Nickel Contamination in Terrestrial Ecosystems: Insights into Impacts, Phytotoxicity Mechanisms, and Remediation Technologies

Abstract

Nickel (Ni), an essential heavy metal, is transformed from an element with vital functions to a hazardous contaminant within agricultural environments, owing to its extensive utilization across diverse applications, spanning from everyday household items to various industrial processes. Understanding Ni’s bioavailability in soil, associated risks, phytodetoxification processes, and current remediation techniques is crucial for sustainable ecosystem management. Although Ni occurs naturally in very small concentrations in soil, water, and air, its absorption by plants from soil to roots is vital for both activating enzymes and supporting plant growth.
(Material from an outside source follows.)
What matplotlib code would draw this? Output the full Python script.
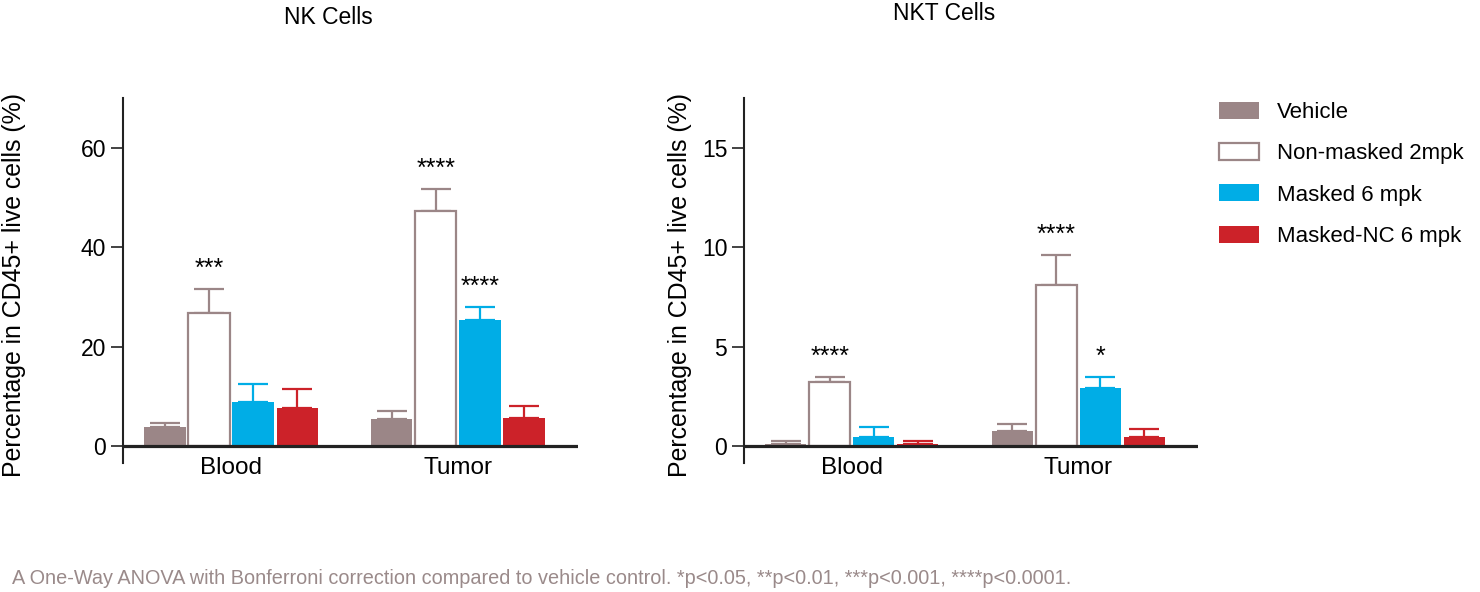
import numpy as np
import matplotlib
matplotlib.use("Agg")
from matplotlib import pyplot as plt
from matplotlib.patches import Patch

plt.rcParams['font.family'] = ['Liberation Sans', 'DejaVu Sans']

groups = ['Blood', 'Tumor']
series = ['Vehicle', 'Non-masked 2mpk', 'Masked 6 mpk', 'Masked-NC 6 mpk']

# NK cells, mean and upper error (Blood, Tumor)
nk_vehicle = [3.9, 5.5]
nk_nonmasked = [26.8, 47.3]
nk_masked = [8.8, 25.4]
nk_nc = [7.6, 5.6]
nk_vehicle_err = [0.8, 1.6]
nk_nonmasked_err = [4.8, 4.3]
nk_masked_err = [3.7, 2.5]
nk_nc_err = [3.8, 2.4]
nk_stars = [['', ''], ['***', '****'], ['', '****'], ['', '']]

# NKT cells
nkt_vehicle = [0.08, 0.74]
nkt_nonmasked = [3.2, 8.07]
nkt_masked = [0.44, 2.92]
nkt_nc = [0.12, 0.44]
nkt_vehicle_err = [0.17, 0.35]
nkt_nonmasked_err = [0.27, 1.51]
nkt_masked_err = [0.53, 0.55]
nkt_nc_err = [0.13, 0.42]
nkt_stars = [['', ''], ['****', '****'], ['', '*'], ['', '']]

mauve = '#9b8687'
cyan = '#00ade6'
red = '#cc2229'
fills = [mauve, 'white', cyan, red]
edges = [mauve, mauve, cyan, red]

FS = 16.5


def draw(ax, means, errs, stars, ymax, ymin, yticks):
    x = np.arange(len(groups))
    slot = 0.194
    width = 0.181
    for i in range(4):
        xs = x + (i - 1.5) * slot
        m = np.array(means[i])
        e = np.array(errs[i])
        ax.errorbar(xs, m, yerr=[np.zeros_like(e), e], fmt='none',
                    ecolor=edges[i], elinewidth=1.6, capsize=11, capthick=1.6,
                    zorder=2)
        lw = 1.6 if i == 1 else 0
        ax.bar(xs, m, width, color=fills[i], edgecolor=edges[i],
               linewidth=lw, zorder=3)
        for j in range(len(groups)):
            s = stars[i][j]
            if s:
                ax.annotate(s, (xs[j], m[j] + e[j]), xytext=(0, 6),
                            textcoords='offset points', ha='center',
                            va='bottom', fontsize=18)
    ax.axhline(0, color='#222222', lw=2.3, zorder=4)
    ax.set_xlim(-0.476, 1.529)
    ax.set_ylim(ymin, ymax)
    ax.set_yticks(yticks)
    ax.set_xticks(x)
    ax.set_xticklabels(groups, fontsize=FS + 1)
    ax.tick_params(axis='x', length=0, pad=-4)
    ax.tick_params(axis='y', length=9, width=1.2, labelsize=FS, pad=3,
                   color='#222222')
    for s in ['top', 'right', 'bottom']:
        ax.spines[s].set_visible(False)
    ax.spines['left'].set_linewidth(1.5)
    ax.spines['left'].set_color('#222222')


fig = plt.figure(figsize=(14.8, 5.92), dpi=100)
ax1 = fig.add_axes([123 / 1480, 1 - 463 / 592, 455 / 1480, 365 / 592])
ax2 = fig.add_axes([744 / 1480, 1 - 463 / 592, 454 / 1480, 365 / 592])

draw(ax1, [nk_vehicle, nk_nonmasked, nk_masked, nk_nc],
     [nk_vehicle_err, nk_nonmasked_err, nk_masked_err, nk_nc_err],
     nk_stars, 70.0, -3.42, [0, 20, 40, 60])
draw(ax2, [nkt_vehicle, nkt_nonmasked, nkt_masked, nkt_nc],
     [nkt_vehicle_err, nkt_nonmasked_err, nkt_masked_err, nkt_nc_err],
     nkt_stars, 17.5, -0.86, [0, 5, 10, 15])

fig.text(328 / 1480, 1 - 18 / 592, 'NK Cells', ha='center', va='center',
         fontsize=FS)
fig.text(944 / 1480, 1 - 13 / 592, 'NKT Cells', ha='center', va='center',
         fontsize=FS)
ylab = 'Percentage in CD45+ live cells (%)'
fig.text(14 / 1480, 1 - 285 / 592, ylab, rotation=90, ha='center',
         va='center', fontsize=17.9)
fig.text(680 / 1480, 1 - 285 / 592, ylab, rotation=90, ha='center',
         va='center', fontsize=17.9)

handles = [Patch(facecolor=fills[i], edgecolor=edges[i],
                 linewidth=1.6 if i == 1 else 0) for i in range(4)]
fig.legend(handles, series, loc='upper left',
           bbox_to_anchor=(1219 / 1480, 1 - 102 / 592), frameon=False,
           fontsize=16, handlelength=1.8, handleheight=0.8,
           handletextpad=0.8, labelspacing=0.9, borderpad=0,
           borderaxespad=0)

note = ('A One-Way ANOVA with Bonferroni correction compared to vehicle '
        'control. *p<0.05, **p<0.01, ***p<0.001, ****p<0.0001.')
fig.text(12 / 1480, 1 - 578 / 592, note, ha='left', va='center',
         fontsize=14.3, color='#9a8a8a')

fig.savefig('out.png', dpi=100)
Ni plays pivotal roles in numerous physiological functions, including photosynthesis, nitrogen metabolism, and growth regulation. However, excessive Ni can induce toxic effects in plants through the production of reactive oxygen species (ROS) that interferes with their biochemical, physiological, and morphological processes. Eventually, there are only a number of feasible strategies for the mitigation of Ni-polluted soils. The present review critically examines the origins and dynamics of Ni in soil–plant systems and its detrimental effects on plants at morphological, biochemical, physiological, and molecular levels. The review also explores the detoxification mechanisms in higher plants and current remediation technologies for decision-making and sustainable management of Ni contamination in the environment. The review concludes that there is a need of friendly effective and environmentally sustainable technologies for the mitigation of Ni toxicity in terrestrial ecosystems and environmental sustainability. © The Author(s), under exclusive license to Springer Nature Switzerland AG 2025.